Yes, everyone has a story to tell. Yes, people's anecdotes can be entertaining. Yes, Chris Evans does it brilliantly. No, I don't say that anyone who wants to natter on about their student days or a job they once had should be slung out of fandom; I'd have to go myself, for one.
But I would like to see more acclaim for what is unique to the medium we are using: Drunkard's Talk, punted out whenever Edwards wants to stir things up a bit; Drygulch, full of topical references and inconsequential ephemera; Ansible, often distributed on the same day the last page is typed. Yes, I know none of these are exactly languishing unloved in the gutters of fandom, but still, I don't think they're appreciated enough. Let's cover the ground with autumn feuilletons, indulge our momentary whims, and stab each other repeatedly in the back; let's try for a fandom full of surprises, one that doesn't take itself so seriously. And let the big genzines publish only stuff that is genuinely good.
Yes, Frank, you've been around longer than I have and you can tell me it ain't so goddam easy. Yeah, I know all that too. I may not have been in fandom as long as you have, but fandom is not alone in being fairly tedious most of the time, let me tell you. When I was a student we ...
But soft ... I do think an apa is one place where the sunrise element could come off, where instant karma has a chance of taking over. Well, yes, Frank, the WP isn't exactly like that ... but hell, Frank, I know you're a fellow Margaret Welbank fan. And it seems to me that her WP stuff is exactly the sort of Instant fanwriting we need. Yes, The Collected Welbank of 1993 would probably amount to two and a half articles and a comic strip -- all the rest would be bounced out as too time-bound -- but it's good at the time you read it. No, she doesn't write about Burning Fannish Issues, or this morning's Guardian leader, but she's topical all the same. She writes about what's in her head at the moment of writing; if she has second thoughts she amends it all in the margin. Fanzines and their analogues are about the only printed medium capable of such immediacy, so why don't we see it more often?
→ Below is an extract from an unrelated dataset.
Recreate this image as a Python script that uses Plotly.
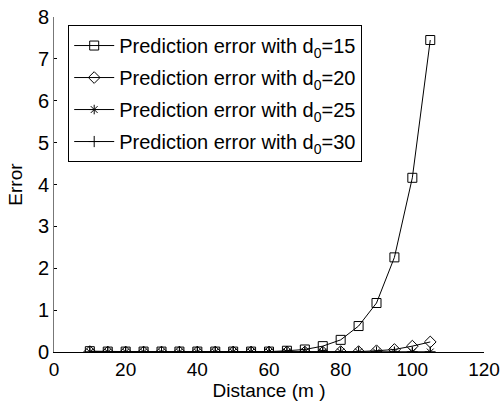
import plotly.graph_objects as go

distance = [10, 15, 20, 25, 30, 35, 40, 45, 50, 55, 60, 65, 70, 75, 80, 85, 90, 95, 100, 105]
err_d15 = [0.02, 0.01, 0.01, 0.01, 0.01, 0.01, 0.01, 0.01, 0.01, 0.01, 0.01, 0.03, 0.06, 0.14, 0.29, 0.62, 1.17, 2.26, 4.16, 7.45]
err_d20 = [0.01, 0.0, 0.0, 0.0, 0.0, 0.0, 0.0, 0.0, 0.0, 0.0, 0.0, 0.0, 0.0, 0.0, 0.01, 0.01, 0.03, 0.06, 0.14, 0.24]
err_d25 = [0.0] * 20
err_d30 = [0.0] * 20

series_names = ["Prediction error with d<sub>0</sub>=15",
                "Prediction error with d<sub>0</sub>=20",
                "Prediction error with d<sub>0</sub>=25",
                "Prediction error with d<sub>0</sub>=30"]
x_ticks = [0, 20, 40, 60, 80, 100, 120]
y_ticks = [0, 1, 2, 3, 4, 5, 6, 7, 8]

font_family = "Liberation Sans, Arial, sans-serif"
fig = go.Figure()
styles = [("square-open", 9), ("diamond-open", 9), ("asterisk-open", 8), ("cross-thin-open", 8)]
for i, (ys, name, (sym, sz)) in enumerate(zip([err_d15, err_d20, err_d25, err_d30], series_names, styles)):
    fig.add_trace(go.Scatter(
        x=distance, y=ys, name=name, mode="lines+markers", legendgroup=f"g{i}",
        line=dict(color="black", width=1),
        marker=dict(symbol=sym, size=sz, color="black", line=dict(color="black", width=1)),
    ))

fig.update_layout(
    width=500, height=401,
    margin=dict(l=54, r=16, t=17, b=49),
    paper_bgcolor="white", plot_bgcolor="white",
    font=dict(family=font_family, size=20, color="black"),
    showlegend=True,
    legend=dict(
        x=0.033, y=0.976, xanchor="left", yanchor="top",
        bordercolor="black", borderwidth=1, bgcolor="white",
        font=dict(size=20, family=font_family),
        tracegroupgap=3, itemwidth=40,
    ),
    xaxis=dict(
        range=[0, 120], tickvals=x_ticks, ticktext=[str(v) for v in x_ticks],
        showgrid=False, zeroline=False, showline=True, linecolor="black", linewidth=1,
        ticks="inside", ticklen=3, tickcolor="black", tickfont=dict(size=19),
        ticklabeloverflow="allow", automargin=False,
        title=dict(text="Distance (m )", font=dict(size=19), standoff=0),
        mirror=False,
    ),
    yaxis=dict(
        range=[0, 8], tickvals=y_ticks, ticktext=[str(v) for v in y_ticks],
        showgrid=False, zeroline=False, showline=True, linecolor="#777777", linewidth=1,
        ticks="inside", ticklen=3, tickcolor="black", tickfont=dict(size=20),
        automargin=False,
        title=dict(text="Error", font=dict(size=19), standoff=10),
        mirror=False,
    ),
)

fig.write_html("out.html")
I mean, we can't all get into Rob Hansen's British Blockbuster Anthology, 2003, so why even try?
Now that is another four-page subject, so I'd better stop. 'Bye, Frank, nice to have seen you. I'd see you to the bus stop but I think I'd rather go and have a bath ...
HELLO FRANK comes from Abigail Frost, 69 Robin Hood Gardens, Cotton Street, London E14, who promises to do something more interesting next time. Produced for FRANK'S APA, with maybe one extra copy for Simon Ounsley, though personally I suggest to him that even if he thinks apas are elitist, it's a lot more elitist to not join one on those grounds but still expect people to send you their apazines just because you are who you are. And where's your bloody fanzine then eh, at least I'm producing something which is more than you are, I made you Ounsley, it was my pen or typewriter that first dubbed you Our Greatest Living Fanwriter (though at this rate it's going to have to assume you're dead) and Simon, I CAN BREAK YOU TOO!
* Extended masthead picture caption: (Under the typing I am wearing a low-cut split-to-the-thigh gown, and boots with knives sticking out of the heels.)